Entre 2017 et 2018, les exportations italiennes vers l’Empire du Milieu ont baissé de 2,4 % et n’ont pas dépassé 13 Md€ en 2018 quand les importations ont augmenté de 8,2 %, à 30,8 Md€. La Chine aurait investi quelque 14 Md€ en Italie.

Le message est clair: il va falloir jouer serrer pour profiter au mieux de l’opportunité que représentent les nouvelles routes pour le développement à long terme des activités portuaires italiennes, en établissant des conditions de parité, de façon à éviter de tomber sous le joug de Pékin. Une opération à priori compliquée, les entrepreneurs chinois n’étant pas connus pour leur sens de la circulation dans les deux sens.

Renforcer le rail

Si les grandes lignes ont été présentées, les opérateurs sont encore discrets sur les détails qui feront demain les grandes rivières. À peine sait-on que l’accord avec Gênes cible la relance du port, en difficultés depuis l’effondrement du pont Morandi le 14 août dernier. Il est notamment question de la construction d’une grande digue qui devrait élargir le bassin portuaire de façon à accueillir des navires de grande taille et d’un terminal à conteneurs, en collaboration avec le conglomérat chinois de travaux publics China Communications Construction Company (CCCC), dont les différentes filiales sont actives en Afrique dans l’ensemble des infrastructures (ports, routes, voies ferrées).

À Trieste, autre principal bénéficiaire du pacte italo-chinois, un accord pour renforcer le réseau ferroviaire portuaire en collaboration avec le gestionnaire italien RFI a été signé (cf. notre entretien avec Zeno D’Agostino). Le port veut aussi s’insérer dans le projet de construction et de gestion d’un immense terminal intermodal construit également par CCCC à Košice en Slovaquie.

Une collaboration dans le domaine de la logistique afin de fluidifier les flux de la péninsule vers l’Empire du Milieu est aussi mentionnée. « L’autorité portuaire est prête à aider les entreprises italiennes qui veulent développer des plateformes logistiques et portuaires en Chine pour augmenter les volumes des flux commerciaux », confie Zeno D’Agostino. à Gênes, l’association Confassociazioni Liguria (émanation locale de Confassociazioni Italia, fédération de 425 associations professionnelles, 750 000 travailleurs indépendants et 136 000 entreprises) veut réunir régulièrement entreprises et professionnels de secteur pour examiner les différents projets d’investissements et définir les possibilités en matière de coopération industrielle et financière. En somme, à aider chacun à « faire son marché »…

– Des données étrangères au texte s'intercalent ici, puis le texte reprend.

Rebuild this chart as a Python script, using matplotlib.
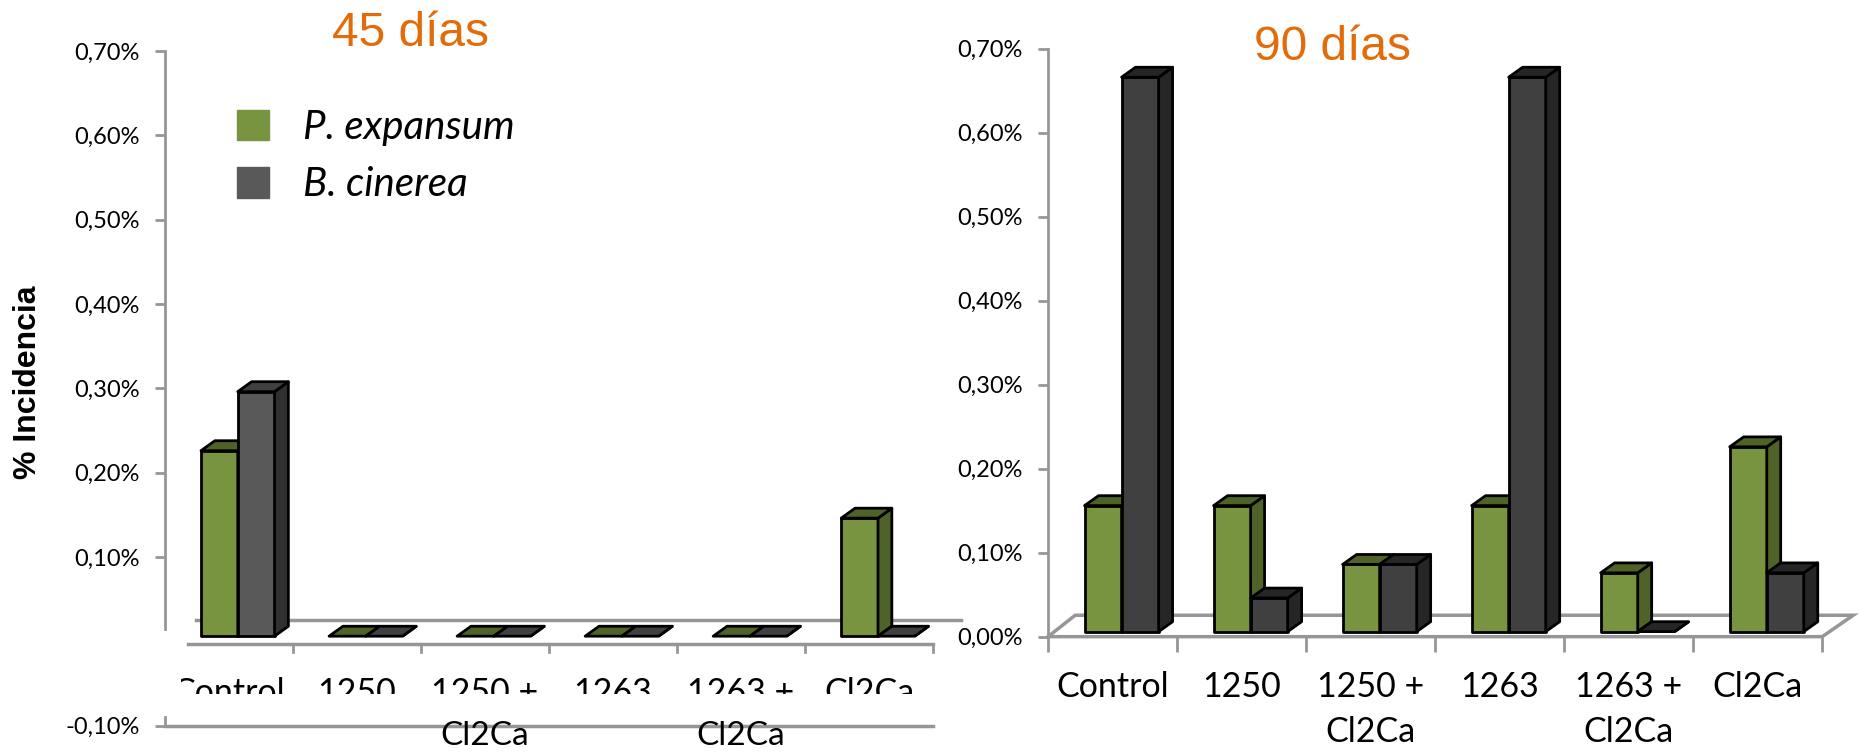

Alors que les entrepreneurs et les opérateurs génois multiplient les déclarations sur la nécessité de préserver l’indépendance de la cité natale de Christophe Colomb, et que Zeno D’Agostino multiplie les allers-retours en Chine, Pékin a déjà lancé un ballon d’essai à Vado Ligure, avec la construction d’un nouveau terminal à conteneurs.

Vado, point de chute

L’inauguration est prévue pour décembre. Si tout se passe bien. Le capital social du terminal, géré par APM Terminals, se répartira entre Maersk (50,1 %), Cosco Shipping Ports (40 %), qui s’est déjà offert le port du Pirée il y a quelques années (et dont l’activité a été multipliée par cinq depuis) et Qingdao Port International (9,9 %), propriétaire du port chinois situé dans la péninsule du Shandong à l’Est de la Chine. L’opération, qui aurait coûté quelque 53,3 M€ à Cosco et 15 M€ à Qingdao Port International, a été bouclée en 2016. Le projet prévoit la construction d’un quai de 700 m (pour une capacité de traitement de conteneurs d’au moins 1 MEVP) et les conteneurs seront acheminés sur la zone de stockage par des véhicules autoguidés. « Alors que les discussions étaient encore en cours à Gênes et Trieste, le port de Vado Ligure joue déjà un rôle important et constituera un point de chute important pour la route maritime de la soie », estime Paolo Cornetto, directeur d’APM Terminals Vado Ligure.